According to an exemplary embodiment, the semiconductor switch is an insulated gate bipolar transistor or a field effect transistor with a metal-oxide gate.
According to another exemplary embodiment, the control circuit ensures a time-out between the division of the electric arc into two arcs via the intermediate electrode and the closing of the switch and/or between the closing of the switch and the opening of the switch.
According to another exemplary embodiment, the electrodes are fixed, both main electrodes being positioned facing each other from a first side to a second side and forming a spark-gap; and the intermediate electrode partly extending between both main electrodes from the second side.
According to an exemplary embodiment, the device includes a unit for triggering an arc between the main electrodes if a transient voltage surge occurs on the electric installation to be protected, the triggering unit including an electrode for triggering an arc from the first side of the main electrodes.
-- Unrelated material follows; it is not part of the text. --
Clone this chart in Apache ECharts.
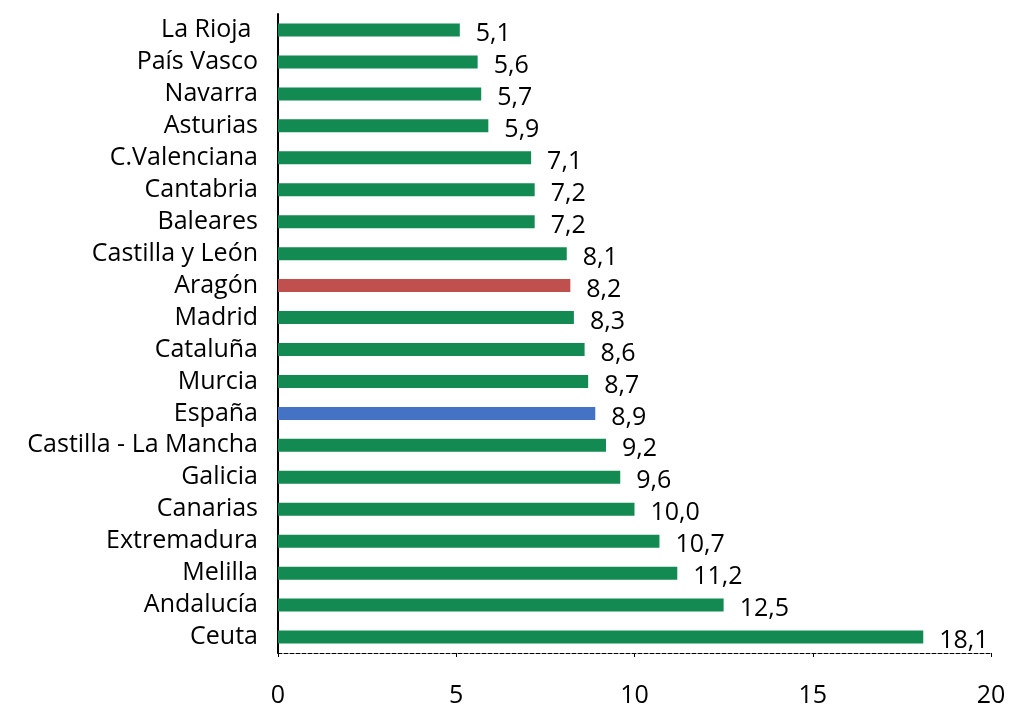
<!DOCTYPE html>
<html>
<head>
<meta charset="utf-8">
<script src="https://cdn.jsdelivr.net/npm/echarts@6/dist/echarts.min.js"></script>
<style>
  html, body { margin: 0; padding: 0; background: #fff; }
  #chart { width: 1010px; height: 705px; }
</style>
</head>
<body>
<div id="chart"></div>
<script>
// comunidades, de arriba abajo
var regiones = ['La Rioja ', 'País Vasco', 'Navarra', 'Asturias', 'C.Valenciana', 'Cantabria', 'Baleares',
    'Castilla y León', 'Aragón', 'Madrid', 'Cataluña', 'Murcia', 'España', 'Castilla - La Mancha',
    'Galicia', 'Canarias', 'Extremadura', 'Melilla', 'Andalucía', 'Ceuta'];
var valores = [5.1, 5.6, 5.7, 5.9, 7.1, 7.2, 7.2, 8.1, 8.2, 8.3, 8.6, 8.7, 8.9, 9.2, 9.6, 10.0, 10.7, 11.2, 12.5, 18.1];
var ejeX = [0, 5, 10, 15, 20];

var VERDE = '#138a52', ROJO = '#c0504d', AZUL = '#4472c4';

var datos = valores.map(function (v, i) {
    var color = VERDE;
    if (regiones[i] === 'Aragón') color = ROJO;
    if (regiones[i] === 'España') color = AZUL;
    return { value: v, itemStyle: { color: color } };
});

var chart = echarts.init(document.getElementById('chart'));
chart.setOption({
    animation: false,
    textStyle: { fontFamily: 'Open Sans' },
    grid: { left: 278, right: 19, top: 14, bottom: 52, outerBoundsMode: 'none', containLabel: false },
    xAxis: {
        type: 'value',
        min: ejeX[0],
        max: ejeX[ejeX.length - 1],
        interval: 5,
        splitLine: { show: false },
        axisLine: { show: true, lineStyle: { color: '#000', width: 1, type: 'dashed' } },
        axisTick: { show: true, length: 6, lineStyle: { color: '#000', type: 'dashed' } },
        axisLabel: { color: '#000', fontSize: 25, margin: 30 }
    },
    yAxis: {
        type: 'category',
        inverse: true,
        data: regiones,
        axisLine: { lineStyle: { color: '#000', width: 2 } },
        axisTick: { length: 8, interval: 0, lineStyle: { color: '#000', width: 2 } },
        axisLabel: { color: '#000', fontSize: 25, margin: 20, interval: 0, hideOverlap: false }
    },
    series: [{
        type: 'bar',
        data: datos,
        barWidth: 13,
        label: {
            show: true,
            position: 'right',
            distance: 16,
            offset: [0, 4],
            color: '#000',
            fontSize: 25,
            formatter: function (p) { return p.value.toFixed(1).replace('.', ','); }
        }
    }]
});
</script>
</body>
</html>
According to an exemplary embodiment, the intermediate electrode has a wedge-shaped end portion on the side where the intermediate electrode extends between both main electrodes.
According to the present disclosure, the exemplary protection device includes a magnet positioned in order to displace, in the direction from the first side to the second side, an electric arc which forms between the main electrodes of the spark-gap and/or the main electrodes being divergent from the first side to the second side.
According to an exemplary embodiment, the device includes an additional connection terminal and an additional spark-gap formed by two additional electrodes, one of the additional electrodes being connected to the additional terminal and the other one of the additional electrodes being connected to one of the two terminals for connecting the device to the electric installation.
According to an alternative, the device is specially designed for applying the previous method.